AIM OF THE TASK:
Your copy of the material below should match it exactly, except that it holds no pictures.

* * * * *

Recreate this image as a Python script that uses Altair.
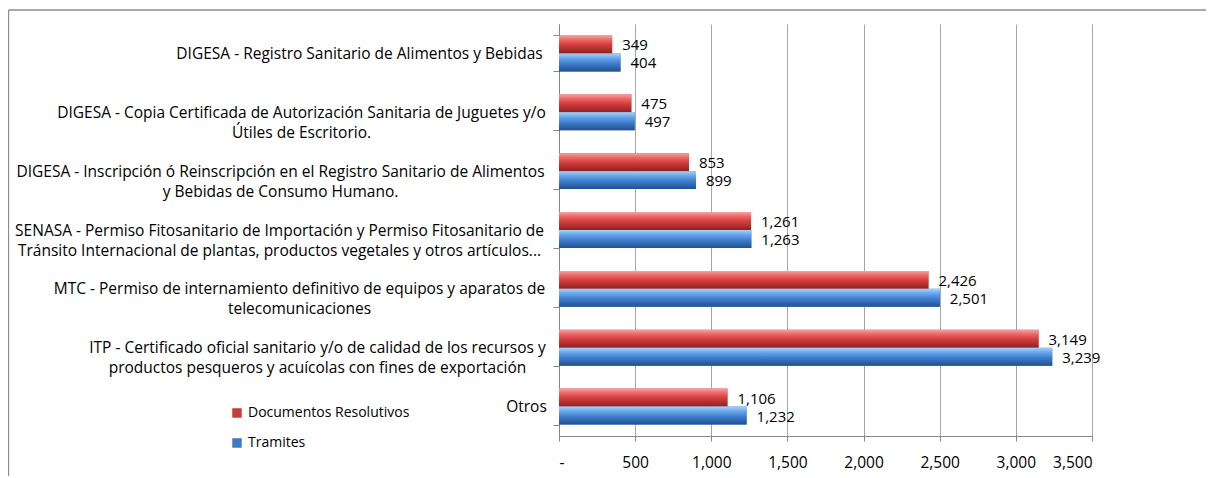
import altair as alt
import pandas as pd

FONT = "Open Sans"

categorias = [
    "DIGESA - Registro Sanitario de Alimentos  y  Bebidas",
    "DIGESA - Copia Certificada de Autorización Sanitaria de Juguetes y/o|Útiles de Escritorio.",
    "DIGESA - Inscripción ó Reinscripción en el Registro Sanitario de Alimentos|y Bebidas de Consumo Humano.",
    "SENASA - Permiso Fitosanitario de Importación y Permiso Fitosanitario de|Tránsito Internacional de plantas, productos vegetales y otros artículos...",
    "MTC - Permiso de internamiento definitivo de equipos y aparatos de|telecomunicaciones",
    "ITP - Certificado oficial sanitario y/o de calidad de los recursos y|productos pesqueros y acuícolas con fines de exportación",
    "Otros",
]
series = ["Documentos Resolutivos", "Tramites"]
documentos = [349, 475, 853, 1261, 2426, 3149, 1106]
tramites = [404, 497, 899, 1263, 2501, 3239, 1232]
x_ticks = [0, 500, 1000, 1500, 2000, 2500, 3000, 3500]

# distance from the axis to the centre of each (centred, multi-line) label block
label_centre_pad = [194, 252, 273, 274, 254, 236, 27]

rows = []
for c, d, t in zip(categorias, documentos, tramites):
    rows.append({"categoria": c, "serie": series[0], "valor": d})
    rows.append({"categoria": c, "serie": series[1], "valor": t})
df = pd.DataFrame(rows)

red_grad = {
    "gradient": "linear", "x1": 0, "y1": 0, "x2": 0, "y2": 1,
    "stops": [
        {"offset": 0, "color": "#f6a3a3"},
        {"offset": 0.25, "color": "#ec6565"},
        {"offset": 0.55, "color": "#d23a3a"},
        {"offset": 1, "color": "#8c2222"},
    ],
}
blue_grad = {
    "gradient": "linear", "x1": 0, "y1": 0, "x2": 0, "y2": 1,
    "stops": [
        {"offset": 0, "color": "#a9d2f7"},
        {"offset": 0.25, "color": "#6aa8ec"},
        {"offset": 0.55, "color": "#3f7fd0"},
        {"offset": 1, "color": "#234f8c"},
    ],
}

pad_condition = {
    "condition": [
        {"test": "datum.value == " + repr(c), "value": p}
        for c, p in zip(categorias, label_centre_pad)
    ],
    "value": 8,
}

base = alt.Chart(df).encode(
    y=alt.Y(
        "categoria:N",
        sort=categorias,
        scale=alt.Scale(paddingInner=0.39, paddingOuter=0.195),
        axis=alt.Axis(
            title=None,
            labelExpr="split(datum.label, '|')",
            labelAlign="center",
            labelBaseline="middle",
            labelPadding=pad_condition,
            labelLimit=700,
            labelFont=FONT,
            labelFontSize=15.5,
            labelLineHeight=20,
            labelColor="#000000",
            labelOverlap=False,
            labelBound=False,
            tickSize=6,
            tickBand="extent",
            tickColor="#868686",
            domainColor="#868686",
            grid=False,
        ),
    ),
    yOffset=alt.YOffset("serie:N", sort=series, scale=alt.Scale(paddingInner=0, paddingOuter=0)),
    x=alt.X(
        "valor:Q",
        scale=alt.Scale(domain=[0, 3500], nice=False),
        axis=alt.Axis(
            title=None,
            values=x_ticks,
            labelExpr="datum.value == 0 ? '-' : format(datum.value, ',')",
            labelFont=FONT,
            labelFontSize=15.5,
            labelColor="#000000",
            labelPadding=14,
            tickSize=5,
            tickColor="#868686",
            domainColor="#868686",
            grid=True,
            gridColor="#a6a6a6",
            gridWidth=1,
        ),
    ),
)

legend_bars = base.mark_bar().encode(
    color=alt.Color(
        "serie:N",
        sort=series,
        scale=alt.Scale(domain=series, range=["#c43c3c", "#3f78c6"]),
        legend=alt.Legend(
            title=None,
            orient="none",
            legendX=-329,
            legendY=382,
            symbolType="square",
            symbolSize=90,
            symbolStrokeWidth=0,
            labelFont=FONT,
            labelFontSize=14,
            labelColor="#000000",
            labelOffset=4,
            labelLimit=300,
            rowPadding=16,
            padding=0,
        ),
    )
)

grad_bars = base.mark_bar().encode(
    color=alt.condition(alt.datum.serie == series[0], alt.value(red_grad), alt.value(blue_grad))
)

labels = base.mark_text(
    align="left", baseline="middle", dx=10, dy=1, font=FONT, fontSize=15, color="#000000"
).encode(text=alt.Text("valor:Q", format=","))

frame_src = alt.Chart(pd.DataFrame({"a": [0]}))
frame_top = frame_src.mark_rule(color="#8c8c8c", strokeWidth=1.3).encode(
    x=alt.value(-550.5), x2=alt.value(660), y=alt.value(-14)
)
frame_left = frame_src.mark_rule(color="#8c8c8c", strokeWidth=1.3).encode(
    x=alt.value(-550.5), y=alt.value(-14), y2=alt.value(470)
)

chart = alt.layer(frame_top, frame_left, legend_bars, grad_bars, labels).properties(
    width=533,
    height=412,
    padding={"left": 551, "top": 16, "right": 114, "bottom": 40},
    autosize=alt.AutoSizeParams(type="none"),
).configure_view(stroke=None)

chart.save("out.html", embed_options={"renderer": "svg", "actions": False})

* * * * *

SOLUTION TO THE PROBLEM:
Recreate this image as a Python script that uses Altair.
import altair as alt
import pandas as pd

FONT = "Open Sans"

categorias = [
    "DIGESA - Registro Sanitario de Alimentos  y  Bebidas",
    "DIGESA - Copia Certificada de Autorización Sanitaria de Juguetes y/o|Útiles de Escritorio.",
    "DIGESA - Inscripción ó Reinscripción en el Registro Sanitario de Alimentos|y Bebidas de Consumo Humano.",
    "SENASA - Permiso Fitosanitario de Importación y Permiso Fitosanitario de|Tránsito Internacional de plantas, productos vegetales y otros artículos...",
    "MTC - Permiso de internamiento definitivo de equipos y aparatos de|telecomunicaciones",
    "ITP - Certificado oficial sanitario y/o de calidad de los recursos y|productos pesqueros y acuícolas con fines de exportación",
    "Otros",
]
series = ["Documentos Resolutivos", "Tramites"]
documentos = [349, 475, 853, 1261, 2426, 3149, 1106]
tramites = [404, 497, 899, 1263, 2501, 3239, 1232]
x_ticks = [0, 500, 1000, 1500, 2000, 2500, 3000, 3500]

# distance from the axis to the centre of each (centred, multi-line) label block
label_centre_pad = [194, 252, 273, 274, 254, 236, 27]

rows = []
for c, d, t in zip(categorias, documentos, tramites):
    rows.append({"categoria": c, "serie": series[0], "valor": d})
    rows.append({"categoria": c, "serie": series[1], "valor": t})
df = pd.DataFrame(rows)

red_grad = {
    "gradient": "linear", "x1": 0, "y1": 0, "x2": 0, "y2": 1,
    "stops": [
        {"offset": 0, "color": "#f6a3a3"},
        {"offset": 0.25, "color": "#ec6565"},
        {"offset": 0.55, "color": "#d23a3a"},
        {"offset": 1, "color": "#8c2222"},
    ],
}
blue_grad = {
    "gradient": "linear", "x1": 0, "y1": 0, "x2": 0, "y2": 1,
    "stops": [
        {"offset": 0, "color": "#a9d2f7"},
        {"offset": 0.25, "color": "#6aa8ec"},
        {"offset": 0.55, "color": "#3f7fd0"},
        {"offset": 1, "color": "#234f8c"},
    ],
}

pad_condition = {
    "condition": [
        {"test": "datum.value == " + repr(c), "value": p}
        for c, p in zip(categorias, label_centre_pad)
    ],
    "value": 8,
}

base = alt.Chart(df).encode(
    y=alt.Y(
        "categoria:N",
        sort=categorias,
        scale=alt.Scale(paddingInner=0.39, paddingOuter=0.195),
        axis=alt.Axis(
            title=None,
            labelExpr="split(datum.label, '|')",
            labelAlign="center",
            labelBaseline="middle",
            labelPadding=pad_condition,
            labelLimit=700,
            labelFont=FONT,
            labelFontSize=15.5,
            labelLineHeight=20,
            labelColor="#000000",
            labelOverlap=False,
            labelBound=False,
            tickSize=6,
            tickBand="extent",
            tickColor="#868686",
            domainColor="#868686",
            grid=False,
        ),
    ),
    yOffset=alt.YOffset("serie:N", sort=series, scale=alt.Scale(paddingInner=0, paddingOuter=0)),
    x=alt.X(
        "valor:Q",
        scale=alt.Scale(domain=[0, 3500], nice=False),
        axis=alt.Axis(
            title=None,
            values=x_ticks,
            labelExpr="datum.value == 0 ? '-' : format(datum.value, ',')",
            labelFont=FONT,
            labelFontSize=15.5,
            labelColor="#000000",
            labelPadding=14,
            tickSize=5,
            tickColor="#868686",
            domainColor="#868686",
            grid=True,
            gridColor="#a6a6a6",
            gridWidth=1,
        ),
    ),
)

legend_bars = base.mark_bar().encode(
    color=alt.Color(
        "serie:N",
        sort=series,
        scale=alt.Scale(domain=series, range=["#c43c3c", "#3f78c6"]),
        legend=alt.Legend(
            title=None,
            orient="none",
            legendX=-329,
            legendY=382,
            symbolType="square",
            symbolSize=90,
            symbolStrokeWidth=0,
            labelFont=FONT,
            labelFontSize=14,
            labelColor="#000000",
            labelOffset=4,
            labelLimit=300,
            rowPadding=16,
            padding=0,
        ),
    )
)

grad_bars = base.mark_bar().encode(
    color=alt.condition(alt.datum.serie == series[0], alt.value(red_grad), alt.value(blue_grad))
)

labels = base.mark_text(
    align="left", baseline="middle", dx=10, dy=1, font=FONT, fontSize=15, color="#000000"
).encode(text=alt.Text("valor:Q", format=","))

frame_src = alt.Chart(pd.DataFrame({"a": [0]}))
frame_top = frame_src.mark_rule(color="#8c8c8c", strokeWidth=1.3).encode(
    x=alt.value(-550.5), x2=alt.value(660), y=alt.value(-14)
)
frame_left = frame_src.mark_rule(color="#8c8c8c", strokeWidth=1.3).encode(
    x=alt.value(-550.5), y=alt.value(-14), y2=alt.value(470)
)

chart = alt.layer(frame_top, frame_left, legend_bars, grad_bars, labels).properties(
    width=533,
    height=412,
    padding={"left": 551, "top": 16, "right": 114, "bottom": 40},
    autosize=alt.AutoSizeParams(type="none"),
).configure_view(stroke=None)

chart.save("out.html", embed_options={"renderer": "svg", "actions": False})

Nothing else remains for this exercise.